Q. What do you understand by conscience? Discuss the different conceptions of conscience given by moral thinkers. (250 words)24 Mar, 2019 GS Paper 4 Theoretical Questions
- Give a brief idea of conscience
- Bring out the different approaches of philosphers on the concept of conscience
- Conclude with how idea of conscience is important
- Conscience is a faculty of the mind that motivates us to act morally—or at least according to our most deeply held values.
- Conscience is knowledge of ourselves, or awareness of moral principles we have committed to, or assessment of ourselves or motivation to act that comes from within us (as opposed to external impositions).
Different conceptions of conscience given by moral thinkers:
- Greek and Roman thought emphasized reason and knowledge in making moral decisions, a tradition beginning with Aristotle’s ideas about the development of virtuous character and wisdom through reason and practice.
- St. Bonaventure and St. Aquinas wrote of synderesis ( a divine spark of moral knowledge) which could only come to mind if it had been cultivated by reason and contemplation to overcome the distortions and corruption of social conditioning.
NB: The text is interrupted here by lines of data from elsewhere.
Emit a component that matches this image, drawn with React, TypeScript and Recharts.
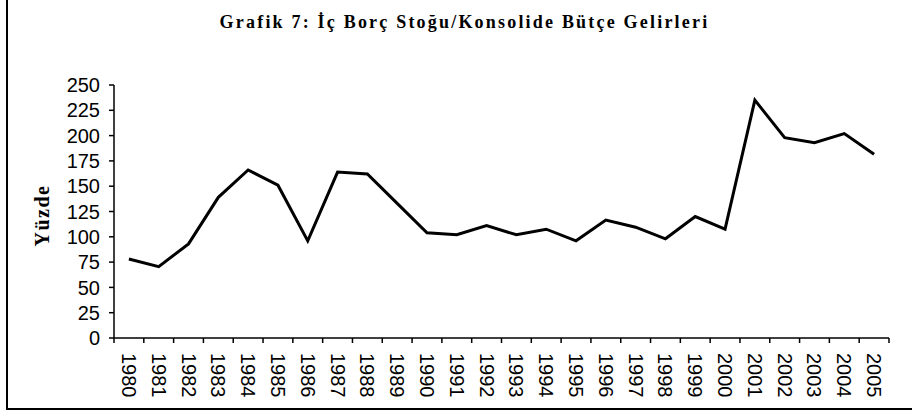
import React from 'react';
import { LineChart, Line, XAxis, YAxis, Label } from 'recharts';

const years = [
    '1980', '1981', '1982', '1983', '1984', '1985', '1986', '1987', '1988',
    '1989', '1990', '1991', '1992', '1993', '1994', '1995', '1996', '1997',
    '1998', '1999', '2000', '2001', '2002', '2003', '2004', '2005',
];

const stockRatio = [
    78, 70.5, 93, 139, 166, 151, 96, 164, 162, 133, 104, 102, 111,
    102, 107.5, 96, 116.5, 109.5, 98, 120, 107.5, 235, 198, 193, 202, 181.5,
];

const yTicks = [0, 25, 50, 75, 100, 125, 150, 175, 200, 225, 250];

const data = years.map((year, i) => ({ year, value: stockRatio[i] }));

const W = 912;
const H = 417;
const LEFT = 114;
const RIGHT = 23;
const STEP = (W - LEFT - RIGHT) / years.length;

const axisFont = '"Liberation Sans", Arial, sans-serif';
const serifFont = '"Liberation Serif", "Times New Roman", serif';

// year label rotated downwards, tick marks sit between categories
const YearTick = (props: any) => {
    const { x, y, payload, index } = props;
    const left = x - STEP / 2;
    const right = x + STEP / 2;
    return (
        <g>
            <line x1={left} y1={y} x2={left} y2={y + 5} stroke="#000" strokeWidth={1.5} />
            {index === years.length - 1 && (
                <line x1={right} y1={y} x2={right} y2={y + 5} stroke="#000" strokeWidth={1.5} />
            )}
            <text
                x={x}
                y={y + 15}
                transform={`rotate(90, ${x}, ${y + 15})`}
                textAnchor="start"
                dominantBaseline="central"
                fontFamily={axisFont}
                fontSize={20}
                fill="#000"
            >
                {payload.value}
            </text>
        </g>
    );
};

const App: React.FC = () => (
    <div style={{ position: 'absolute', left: 0, top: 0, width: W, height: H, background: '#fff' }}>
        <div
            style={{
                position: 'absolute',
                left: 6,
                top: -4,
                width: W,
                height: 414,
                borderLeft: '2px solid #000',
                borderBottom: '2px solid #000',
                boxSizing: 'border-box',
            }}
        />
        <div
            style={{
                position: 'absolute',
                left: 0,
                top: 12,
                width: 929,
                textAlign: 'center',
                fontFamily: serifFont,
                fontWeight: 'bold',
                fontSize: 18,
                letterSpacing: 2.2,
                lineHeight: '21px',
            }}
        >
            Grafik 7: İç Borç Stoğu/Konsolide Bütçe Gelirleri
        </div>
        <LineChart
            width={W}
            height={H}
            data={data}
            margin={{ top: 85, right: RIGHT, bottom: 0, left: 0 }}
            style={{ position: 'absolute', left: 0, top: 0 }}
        >
            <XAxis
                dataKey="year"
                height={79}
                interval={0}
                padding={{ left: STEP / 2, right: STEP / 2 }}
                axisLine={{ stroke: '#000', strokeWidth: 1.5 }}
                tickLine={false}
                tickSize={0}
                tickMargin={0}
                tick={<YearTick />}
            />
            <YAxis
                width={LEFT}
                domain={[0, 250]}
                ticks={yTicks}
                interval={0}
                axisLine={{ stroke: '#000', strokeWidth: 1.5 }}
                tickLine={{ stroke: '#000', strokeWidth: 1.5 }}
                tickSize={5}
                tickMargin={9}
                tick={{ fill: '#000', fontSize: 20, fontFamily: axisFont }}
            >
                <Label
                    value="Yüzde"
                    angle={-90}
                    position="insideLeft"
                    offset={42}
                    dy={4}
                    style={{
                        fontFamily: serifFont,
                        fontWeight: 'bold',
                        fontSize: 20,
                        letterSpacing: 1.5,
                        fill: '#000',
                        textAnchor: 'middle',
                    }}
                />
            </YAxis>
            <Line
                type="linear"
                dataKey="value"
                stroke="#000"
                strokeWidth={3}
                dot={false}
                isAnimationActive={false}
            />
        </LineChart>
    </div>
);

export default App;
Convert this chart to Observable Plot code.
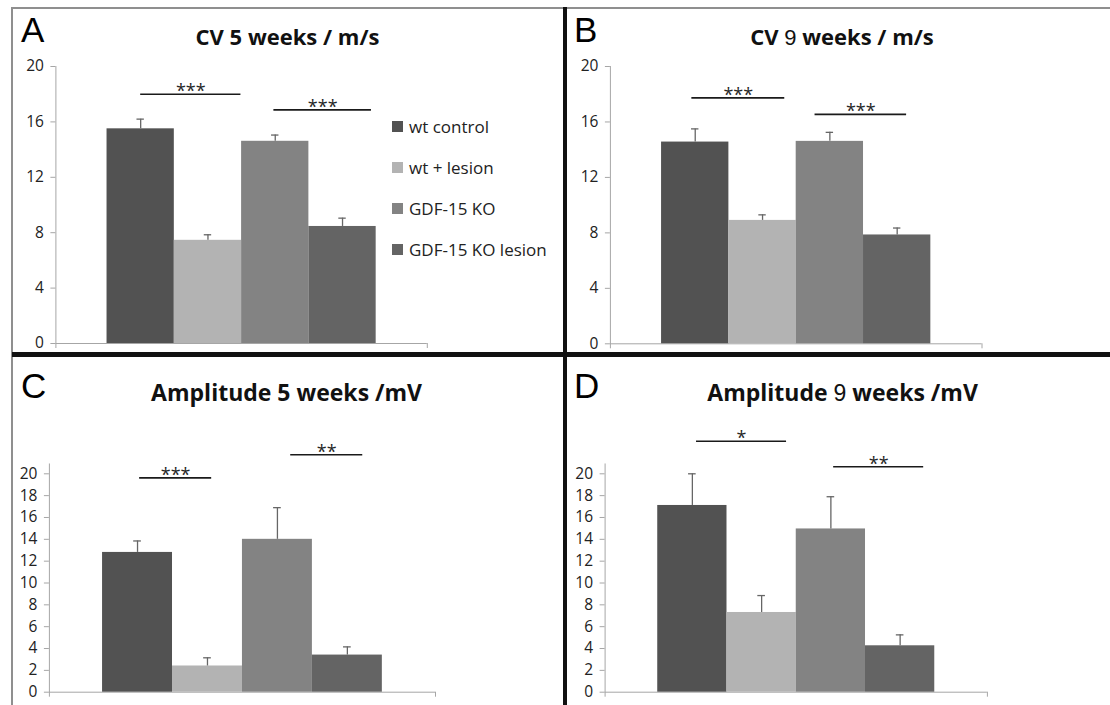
<!DOCTYPE html>
<html><head><meta charset="utf-8">
<script src="https://cdn.jsdelivr.net/npm/d3@7"></script>
<script src="https://cdn.jsdelivr.net/npm/@observablehq/plot@0.6"></script>
<style>
html,body{margin:0;padding:0;background:#fff;}
#fig{position:relative;width:1110px;height:705px;overflow:hidden;font-family:"Open Sans",sans-serif;background:#fff;}
#fig svg{position:absolute;}
.rule{position:absolute;}
.leg{position:absolute;display:flex;align-items:center;height:22px;font-size:17px;color:#222;white-space:nowrap;}
.leg span.sw{display:inline-block;width:11px;height:11px;margin-right:6px;}
</style></head><body><div id="fig"></div>
<script>
// ---- data ----
const groups = ["wt control", "wt + lesion", "GDF-15 KO", "GDF-15 KO lesion"];
const groupColors = ["#525252", "#b3b3b3", "#838383", "#646464"];

const titles = ["CV 5 weeks / m/s", "CV 9 weeks / m/s", "Amplitude 5 weeks /mV", "Amplitude 9 weeks /mV"];
const letters = ["A", "B", "C", "D"];

const cv5Values = [15.5, 7.45, 14.6, 8.45];
const cv5Errors = [0.7, 0.4, 0.45, 0.6];
const cv9Values = [14.55, 8.9, 14.6, 7.85];
const cv9Errors = [0.95, 0.4, 0.65, 0.5];
const amp5Values = [12.8, 2.4, 14.0, 3.4];
const amp5Errors = [1.05, 0.75, 2.9, 0.75];
const amp9Values = [17.1, 7.3, 14.95, 4.25];
const amp9Errors = [2.9, 1.55, 2.95, 1.0];

// significance brackets (x in bar-index units, y in axis units)
const cv5Sig = [{x1: 0, x2: 1.49, y: 18.0, label: "***"}, {x1: 1.98, x2: 3.43, y: 16.87, label: "***"}];
const cv9Sig = [{x1: -0.05, x2: 1.33, y: 17.74, label: "***"}, {x1: 1.78, x2: 3.14, y: 16.55, label: "***"}];
const amp5Sig = [{x1: 0.03, x2: 1.06, y: 19.63, label: "***"}, {x1: 2.19, x2: 3.22, y: 21.74, label: "**"}];
const amp9Sig = [{x1: 0.06, x2: 1.36, y: 22.98, label: "*"}, {x1: 2.04, x2: 3.34, y: 20.64, label: "**"}];

const cvTicks = [0, 4, 8, 12, 16, 20];
const ampTicks = [0, 2, 4, 6, 8, 10, 12, 14, 16, 18, 20];

// ---- layout ----
const fig = document.getElementById("fig");
const xDomain = [-1.26, 4.26];
const axisColor = "#a6a6a6";

function rule(style) {
  const d = document.createElement("div");
  d.className = "rule";
  Object.assign(d.style, style);
  fig.appendChild(d);
}
rule({left: "12px", top: "7px", width: "1098px", height: "2px", background: "#8f8f8f"});
rule({left: "11px", top: "7px", width: "2px", height: "698px", background: "#8f8f8f"});
rule({left: "12px", top: "352px", width: "1098px", height: "5px", background: "#111"});
rule({left: "563px", top: "7px", width: "4px", height: "698px", background: "#111"});

const panels = [
  {values: cv5Values, errors: cv5Errors, sig: cv5Sig, ticks: cvTicks, axisTop: 20,
   box: {left: 13, top: 9, width: 550, height: 343}, m: {l: 42.4, r: 136.2, t: 57, b: 9}},
  {values: cv9Values, errors: cv9Errors, sig: cv9Sig, ticks: cvTicks, axisTop: 20,
   box: {left: 567, top: 9, width: 543, height: 343}, m: {l: 42.9, r: 128.5, t: 57, b: 8.7}},
  {values: amp5Values, errors: amp5Errors, sig: amp5Sig, ticks: ampTicks, axisTop: 20.9,
   box: {left: 13, top: 359, width: 550, height: 346}, m: {l: 35.9, r: 128, t: 114.3, b: 13.3}},
  {values: amp9Values, errors: amp9Errors, sig: amp9Sig, ticks: ampTicks, axisTop: 20.9,
   box: {left: 567, top: 359, width: 543, height: 346}, m: {l: 37.6, r: 123.1, t: 114.3, b: 13.3}}
];

for (const p of panels) {
  const data = p.values.map((v, i) => ({i, group: groups[i], value: v, err: p.errors[i]}));
  const svg = Plot.plot({
    width: p.box.width,
    height: p.box.height,
    marginLeft: p.m.l, marginRight: p.m.r, marginTop: p.m.t, marginBottom: p.m.b,
    x: {domain: xDomain, axis: null},
    y: {domain: [0, 20], axis: null},
    color: {domain: groups, range: groupColors},
    style: {fontFamily: "'Open Sans', sans-serif", fontSize: "15.5px", color: "#222", background: "transparent", overflow: "visible"},
    marks: [
      Plot.ruleY([0], {stroke: axisColor}),
      Plot.ruleX([xDomain[1]], {y1: 0, y2: 0, insetBottom: -5, stroke: axisColor}),
      Plot.rect(data, {x1: d => d.i - 0.5, x2: d => d.i + 0.5, y1: 0, y2: "value", fill: "group"}),
      Plot.ruleX(data, {x: "i", y1: "value", y2: d => d.value + d.err, stroke: "#666", strokeWidth: 1.3}),
      Plot.ruleY(data, {y: d => d.value + d.err, x1: d => d.i - 0.055, x2: d => d.i + 0.055, stroke: "#666", strokeWidth: 1.3}),
      Plot.ruleX([xDomain[0]], {y1: p.axisTop, y2: 0, insetBottom: -5, stroke: axisColor}),
      Plot.axisY({ticks: p.ticks, tickSize: 5, tickPadding: 7, stroke: axisColor, fill: "#222", label: null, fontSize: 15.5}),
      Plot.ruleY(p.sig, {y: "y", x1: "x1", x2: "x2", stroke: "#1a1a1a", strokeWidth: 1.6}),
      Plot.text(p.sig, {x: d => (d.x1 + d.x2) / 2, y: "y", text: "label", fontSize: 18, dy: -3, fill: "#262626"})
    ]
  });
  svg.style.left = p.box.left + "px";
  svg.style.top = p.box.top + "px";
  fig.appendChild(svg);
}

// ---- titles and panel letters ----
const NS = "http://www.w3.org/2000/svg";
const over = document.createElementNS(NS, "svg");
over.setAttribute("width", 1110);
over.setAttribute("height", 705);
over.style.left = "0px"; over.style.top = "0px"; over.style.pointerEvents = "none";
fig.appendChild(over);
const titlePos = [{x: 287.5, y: 45, fs: 22}, {x: 842, y: 45, fs: 22}, {x: 286.6, y: 400.5, fs: 23}, {x: 842.6, y: 400.5, fs: 23}];
const letterPos = [{x: 21, y: 42}, {x: 574, y: 42}, {x: 21, y: 398}, {x: 574, y: 398}];
titles.forEach((t, k) => {
  const el = document.createElementNS(NS, "text");
  el.setAttribute("x", titlePos[k].x);
  el.setAttribute("y", titlePos[k].y);
  el.setAttribute("text-anchor", "middle");
  el.setAttribute("font-family", "'Open Sans', sans-serif");
  el.setAttribute("font-weight", "bold");
  el.setAttribute("font-size", titlePos[k].fs);
  el.setAttribute("fill", "#111");
  t.split(/(9)/).forEach(part => {
    if (!part) return;
    const ts = document.createElementNS(NS, "tspan");
    ts.textContent = part;
    if (part === "9") {
      ts.setAttribute("font-family", "'Liberation Sans', Arial, sans-serif");
      ts.setAttribute("font-weight", "normal");
    }
    el.appendChild(ts);
  });
  over.appendChild(el);
});
letters.forEach((L, k) => {
  const el = document.createElementNS(NS, "text");
  el.setAttribute("x", letterPos[k].x);
  el.setAttribute("y", letterPos[k].y);
  el.setAttribute("font-family", "'Liberation Sans', Arial, sans-serif");
  el.setAttribute("font-size", 35);
  el.setAttribute("fill", "#000");
  el.textContent = L;
  over.appendChild(el);
});

// ---- legend (panel A) ----
groups.forEach((g, k) => {
  const row = document.createElement("div");
  row.className = "leg";
  row.style.left = "392px";
  row.style.top = (126 + k * 41.3 - 11) + "px";
  const sw = document.createElement("span");
  sw.className = "sw";
  sw.style.background = groupColors[k];
  row.appendChild(sw);
  row.appendChild(document.createTextNode(g));
  fig.appendChild(row);
});
</script>
</body></html>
- In the 17th century, Spinoza similarly wrote that it was necessary to practice and develop reasons to transcend socially conditioned emotions and perceptions.
- Immanuel Kant also regarded critical reasoning as an important element of conscience, believing that moral truth could be evaluated objectively in light of his ‘categorical imperative.’
- John Locke wrote about how a moral conscience might oppose the laws of the state, and Thomas Hobbes insisted that opinions based on conscience could easily be wrong or in contradiction to other people’s consciences. So, these and other philosophers also advocated for a ‘critical conscience’–and some skepticism about the dictates of conscience in general.
- Darwin hypothesized that conscience evolved to resolve conflicts between instincts, such as between instincts for self-preservation and instincts to protect and cooperate with other human beings.
- Sigmund Freud analyzed conscience as an effect of the super-ego; as we grow up, natural instincts such as aggression and sexual desire must be frequently frustrated, and even punished, by parents and peers, in order for us to develop into well-adjusted members of society. This process creates the super-ego, where we internalize the beliefs, implicit or explicit, about right and wrong in our culture and the super-ego causes us to feel guilt or anxiety when we violate them.
- Thus conscience is a not a objective morality, since it is obvious that two people’s consciences or religions can dictate opposing moralities—such as pro-choice and pro-life in abortion debate
- Conscience is necessary trait of character for public functionaries for ensuring ethical action in the spheres where there are no legal obligation upon them to act in a particular way.